Return only the lines between the line holding "Recreate this image" and the line holding "from matplotlib.patches import Rectangle", the two boundary lines included, exactly as they appear.
START MATERIAL PROVIDED
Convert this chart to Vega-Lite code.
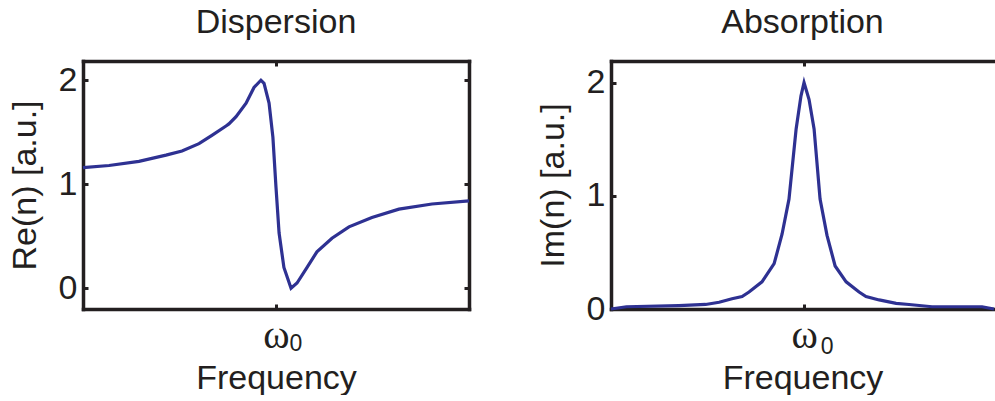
END MATERIAL PROVIDED
START MATERIAL PROVIDED
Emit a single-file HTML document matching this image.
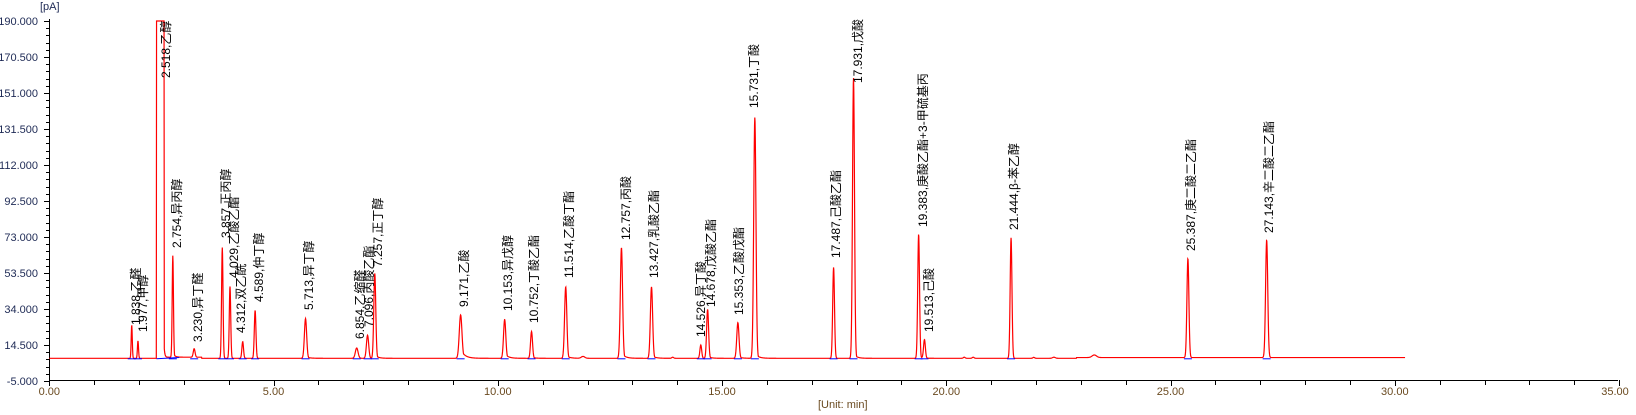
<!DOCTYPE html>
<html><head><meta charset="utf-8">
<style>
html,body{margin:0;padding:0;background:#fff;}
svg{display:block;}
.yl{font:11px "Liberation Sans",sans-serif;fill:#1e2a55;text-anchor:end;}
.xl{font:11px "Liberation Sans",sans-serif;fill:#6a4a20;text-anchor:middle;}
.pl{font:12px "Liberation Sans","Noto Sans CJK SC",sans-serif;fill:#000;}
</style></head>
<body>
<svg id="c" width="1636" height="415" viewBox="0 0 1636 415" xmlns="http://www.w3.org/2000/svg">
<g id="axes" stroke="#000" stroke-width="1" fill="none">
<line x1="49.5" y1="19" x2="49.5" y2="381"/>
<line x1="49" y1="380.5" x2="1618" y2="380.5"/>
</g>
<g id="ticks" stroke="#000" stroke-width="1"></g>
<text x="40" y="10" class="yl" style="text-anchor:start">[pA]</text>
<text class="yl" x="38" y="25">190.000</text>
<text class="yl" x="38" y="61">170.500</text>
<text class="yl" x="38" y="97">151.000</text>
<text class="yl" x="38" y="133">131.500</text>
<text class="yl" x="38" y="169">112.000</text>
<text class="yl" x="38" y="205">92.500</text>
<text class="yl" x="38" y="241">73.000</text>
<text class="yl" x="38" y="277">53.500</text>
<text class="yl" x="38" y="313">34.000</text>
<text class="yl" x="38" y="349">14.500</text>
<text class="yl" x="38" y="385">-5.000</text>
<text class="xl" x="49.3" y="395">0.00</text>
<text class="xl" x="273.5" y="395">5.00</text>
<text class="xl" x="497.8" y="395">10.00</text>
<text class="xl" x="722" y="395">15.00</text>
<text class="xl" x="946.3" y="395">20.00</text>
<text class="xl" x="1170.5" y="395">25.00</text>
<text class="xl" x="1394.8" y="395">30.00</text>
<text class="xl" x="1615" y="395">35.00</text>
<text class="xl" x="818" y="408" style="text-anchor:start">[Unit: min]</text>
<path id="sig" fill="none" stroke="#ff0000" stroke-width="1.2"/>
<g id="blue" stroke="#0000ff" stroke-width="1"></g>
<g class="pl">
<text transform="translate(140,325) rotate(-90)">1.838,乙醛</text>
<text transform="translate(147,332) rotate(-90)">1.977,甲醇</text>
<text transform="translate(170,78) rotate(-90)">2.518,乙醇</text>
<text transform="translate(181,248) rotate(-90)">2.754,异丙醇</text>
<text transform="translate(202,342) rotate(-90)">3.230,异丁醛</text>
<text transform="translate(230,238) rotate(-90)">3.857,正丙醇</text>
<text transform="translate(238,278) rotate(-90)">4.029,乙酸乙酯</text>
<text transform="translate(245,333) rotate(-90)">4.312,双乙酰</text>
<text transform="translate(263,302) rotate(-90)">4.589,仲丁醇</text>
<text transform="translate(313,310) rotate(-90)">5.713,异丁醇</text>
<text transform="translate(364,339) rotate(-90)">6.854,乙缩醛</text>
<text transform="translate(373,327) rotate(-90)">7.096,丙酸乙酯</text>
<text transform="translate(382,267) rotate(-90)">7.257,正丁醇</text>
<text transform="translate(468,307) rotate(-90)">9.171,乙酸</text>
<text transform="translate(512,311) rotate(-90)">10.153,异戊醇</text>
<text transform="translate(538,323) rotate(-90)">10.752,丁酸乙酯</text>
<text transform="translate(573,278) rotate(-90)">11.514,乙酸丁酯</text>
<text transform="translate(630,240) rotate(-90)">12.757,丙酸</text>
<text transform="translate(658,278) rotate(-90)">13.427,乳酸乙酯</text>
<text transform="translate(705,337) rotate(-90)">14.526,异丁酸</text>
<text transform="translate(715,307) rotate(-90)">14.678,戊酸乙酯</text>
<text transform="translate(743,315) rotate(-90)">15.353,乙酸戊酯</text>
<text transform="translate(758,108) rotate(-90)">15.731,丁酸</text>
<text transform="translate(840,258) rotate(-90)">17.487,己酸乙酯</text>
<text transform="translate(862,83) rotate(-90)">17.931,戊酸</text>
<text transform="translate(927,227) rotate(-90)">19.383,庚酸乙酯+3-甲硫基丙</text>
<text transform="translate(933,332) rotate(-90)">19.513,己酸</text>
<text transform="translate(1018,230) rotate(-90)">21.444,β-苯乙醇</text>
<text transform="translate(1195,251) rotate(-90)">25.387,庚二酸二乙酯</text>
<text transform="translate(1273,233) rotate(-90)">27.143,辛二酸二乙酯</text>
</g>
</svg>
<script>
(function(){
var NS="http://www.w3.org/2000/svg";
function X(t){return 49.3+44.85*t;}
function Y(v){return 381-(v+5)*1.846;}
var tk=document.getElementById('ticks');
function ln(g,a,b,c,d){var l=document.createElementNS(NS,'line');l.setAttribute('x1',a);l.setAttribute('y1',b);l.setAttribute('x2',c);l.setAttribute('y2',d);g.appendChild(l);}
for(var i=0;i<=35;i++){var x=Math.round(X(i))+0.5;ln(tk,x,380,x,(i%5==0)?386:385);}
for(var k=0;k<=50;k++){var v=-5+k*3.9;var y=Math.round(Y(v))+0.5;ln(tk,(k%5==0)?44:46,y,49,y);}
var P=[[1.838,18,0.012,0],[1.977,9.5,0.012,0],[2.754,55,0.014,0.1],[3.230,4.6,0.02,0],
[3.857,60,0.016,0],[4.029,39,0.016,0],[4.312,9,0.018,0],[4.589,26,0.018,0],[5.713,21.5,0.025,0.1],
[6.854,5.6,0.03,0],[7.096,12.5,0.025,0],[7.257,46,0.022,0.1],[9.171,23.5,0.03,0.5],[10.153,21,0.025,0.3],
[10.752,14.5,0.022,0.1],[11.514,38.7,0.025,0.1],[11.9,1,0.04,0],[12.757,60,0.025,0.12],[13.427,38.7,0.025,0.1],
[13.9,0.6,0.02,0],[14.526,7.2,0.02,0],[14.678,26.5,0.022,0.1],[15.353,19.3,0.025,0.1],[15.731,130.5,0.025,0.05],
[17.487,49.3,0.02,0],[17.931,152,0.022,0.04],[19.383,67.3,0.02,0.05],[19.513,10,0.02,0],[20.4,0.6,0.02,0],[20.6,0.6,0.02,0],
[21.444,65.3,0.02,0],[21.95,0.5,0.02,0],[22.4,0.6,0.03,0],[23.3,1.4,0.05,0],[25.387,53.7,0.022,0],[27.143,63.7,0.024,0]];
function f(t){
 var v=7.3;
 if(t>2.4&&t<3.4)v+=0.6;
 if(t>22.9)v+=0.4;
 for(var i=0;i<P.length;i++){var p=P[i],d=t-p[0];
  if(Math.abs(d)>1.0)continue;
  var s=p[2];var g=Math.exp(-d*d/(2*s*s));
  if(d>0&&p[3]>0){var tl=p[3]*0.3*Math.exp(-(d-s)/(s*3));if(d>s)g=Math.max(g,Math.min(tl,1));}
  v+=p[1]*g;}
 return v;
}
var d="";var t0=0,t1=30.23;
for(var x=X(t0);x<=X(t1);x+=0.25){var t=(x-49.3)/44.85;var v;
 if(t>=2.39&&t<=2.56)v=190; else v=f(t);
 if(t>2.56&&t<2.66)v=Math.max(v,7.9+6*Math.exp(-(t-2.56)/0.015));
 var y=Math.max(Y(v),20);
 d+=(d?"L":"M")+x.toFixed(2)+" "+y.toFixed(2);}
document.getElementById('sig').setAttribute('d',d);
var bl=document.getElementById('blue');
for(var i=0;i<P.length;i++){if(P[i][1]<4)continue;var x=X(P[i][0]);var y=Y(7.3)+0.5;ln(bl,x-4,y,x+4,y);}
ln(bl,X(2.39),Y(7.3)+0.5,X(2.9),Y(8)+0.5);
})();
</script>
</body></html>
END MATERIAL PROVIDED
START MATERIAL PROVIDED
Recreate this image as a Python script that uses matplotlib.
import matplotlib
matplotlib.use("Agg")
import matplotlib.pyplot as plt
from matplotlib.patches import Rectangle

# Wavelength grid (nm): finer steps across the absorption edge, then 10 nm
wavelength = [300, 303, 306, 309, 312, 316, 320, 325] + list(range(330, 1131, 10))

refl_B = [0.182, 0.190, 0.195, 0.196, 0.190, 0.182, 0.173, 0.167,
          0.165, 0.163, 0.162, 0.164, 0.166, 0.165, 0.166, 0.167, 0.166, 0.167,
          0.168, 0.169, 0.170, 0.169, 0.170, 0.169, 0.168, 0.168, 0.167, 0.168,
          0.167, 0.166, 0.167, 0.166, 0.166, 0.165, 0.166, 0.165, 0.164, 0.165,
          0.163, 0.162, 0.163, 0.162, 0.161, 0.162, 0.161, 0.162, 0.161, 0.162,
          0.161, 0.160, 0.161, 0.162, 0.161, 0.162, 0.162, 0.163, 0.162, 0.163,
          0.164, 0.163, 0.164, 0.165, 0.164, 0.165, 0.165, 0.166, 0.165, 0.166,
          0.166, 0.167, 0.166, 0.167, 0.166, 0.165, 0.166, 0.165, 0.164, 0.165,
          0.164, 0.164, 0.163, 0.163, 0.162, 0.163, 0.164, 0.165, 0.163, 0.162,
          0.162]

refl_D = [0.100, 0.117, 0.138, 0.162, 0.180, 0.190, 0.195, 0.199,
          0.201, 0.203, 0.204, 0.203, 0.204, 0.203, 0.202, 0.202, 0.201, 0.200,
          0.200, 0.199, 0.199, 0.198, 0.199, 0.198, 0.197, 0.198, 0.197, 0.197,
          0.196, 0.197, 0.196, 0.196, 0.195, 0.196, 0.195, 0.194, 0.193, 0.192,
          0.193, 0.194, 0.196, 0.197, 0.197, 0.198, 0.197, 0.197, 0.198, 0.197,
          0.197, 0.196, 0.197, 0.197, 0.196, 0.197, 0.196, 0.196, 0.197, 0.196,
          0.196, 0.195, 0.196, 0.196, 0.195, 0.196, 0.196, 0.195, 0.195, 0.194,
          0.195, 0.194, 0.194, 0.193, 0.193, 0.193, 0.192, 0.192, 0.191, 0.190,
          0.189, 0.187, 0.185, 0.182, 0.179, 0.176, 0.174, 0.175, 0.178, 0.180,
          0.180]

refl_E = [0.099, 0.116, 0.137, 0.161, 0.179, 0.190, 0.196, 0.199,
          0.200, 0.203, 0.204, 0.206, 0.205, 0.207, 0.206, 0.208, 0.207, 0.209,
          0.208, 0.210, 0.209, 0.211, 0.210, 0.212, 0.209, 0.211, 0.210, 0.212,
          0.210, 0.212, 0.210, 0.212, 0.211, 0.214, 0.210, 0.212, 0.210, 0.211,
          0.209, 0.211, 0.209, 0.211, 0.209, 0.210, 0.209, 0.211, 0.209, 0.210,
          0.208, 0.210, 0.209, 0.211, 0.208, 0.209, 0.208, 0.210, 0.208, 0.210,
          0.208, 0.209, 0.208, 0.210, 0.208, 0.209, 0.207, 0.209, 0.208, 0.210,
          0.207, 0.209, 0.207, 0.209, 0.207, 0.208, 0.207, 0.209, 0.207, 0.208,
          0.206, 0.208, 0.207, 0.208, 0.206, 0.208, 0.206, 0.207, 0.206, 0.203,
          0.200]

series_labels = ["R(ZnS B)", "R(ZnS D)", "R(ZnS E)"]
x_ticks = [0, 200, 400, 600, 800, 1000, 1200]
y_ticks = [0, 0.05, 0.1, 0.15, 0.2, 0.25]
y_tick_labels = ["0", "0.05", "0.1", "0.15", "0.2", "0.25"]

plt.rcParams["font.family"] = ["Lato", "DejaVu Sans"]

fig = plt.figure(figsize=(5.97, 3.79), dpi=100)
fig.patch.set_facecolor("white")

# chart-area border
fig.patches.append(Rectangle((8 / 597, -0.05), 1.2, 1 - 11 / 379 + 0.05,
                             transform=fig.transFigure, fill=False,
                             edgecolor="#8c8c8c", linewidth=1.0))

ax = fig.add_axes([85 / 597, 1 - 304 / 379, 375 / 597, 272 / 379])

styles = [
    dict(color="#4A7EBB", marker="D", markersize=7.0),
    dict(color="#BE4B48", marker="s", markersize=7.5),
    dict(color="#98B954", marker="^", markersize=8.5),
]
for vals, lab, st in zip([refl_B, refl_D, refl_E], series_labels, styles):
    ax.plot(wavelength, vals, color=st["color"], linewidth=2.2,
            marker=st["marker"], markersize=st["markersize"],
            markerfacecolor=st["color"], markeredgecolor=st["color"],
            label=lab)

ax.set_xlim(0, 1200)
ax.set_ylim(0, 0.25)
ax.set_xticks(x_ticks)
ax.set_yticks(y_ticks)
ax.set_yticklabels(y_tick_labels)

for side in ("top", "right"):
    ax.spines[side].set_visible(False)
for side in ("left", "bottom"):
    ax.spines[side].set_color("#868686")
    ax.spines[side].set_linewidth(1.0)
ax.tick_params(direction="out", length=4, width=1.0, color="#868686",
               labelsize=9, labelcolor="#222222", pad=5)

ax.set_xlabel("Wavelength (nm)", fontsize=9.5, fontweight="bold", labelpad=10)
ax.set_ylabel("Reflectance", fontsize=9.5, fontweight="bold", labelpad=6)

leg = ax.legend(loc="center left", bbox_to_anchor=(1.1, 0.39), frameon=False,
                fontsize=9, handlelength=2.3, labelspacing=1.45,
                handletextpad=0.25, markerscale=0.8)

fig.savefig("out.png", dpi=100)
END MATERIAL PROVIDED
> _THE OUTPUT_:
Recreate this image as a Python script that uses matplotlib.
import matplotlib
matplotlib.use("Agg")
import matplotlib.pyplot as plt
from matplotlib.patches import Rectangle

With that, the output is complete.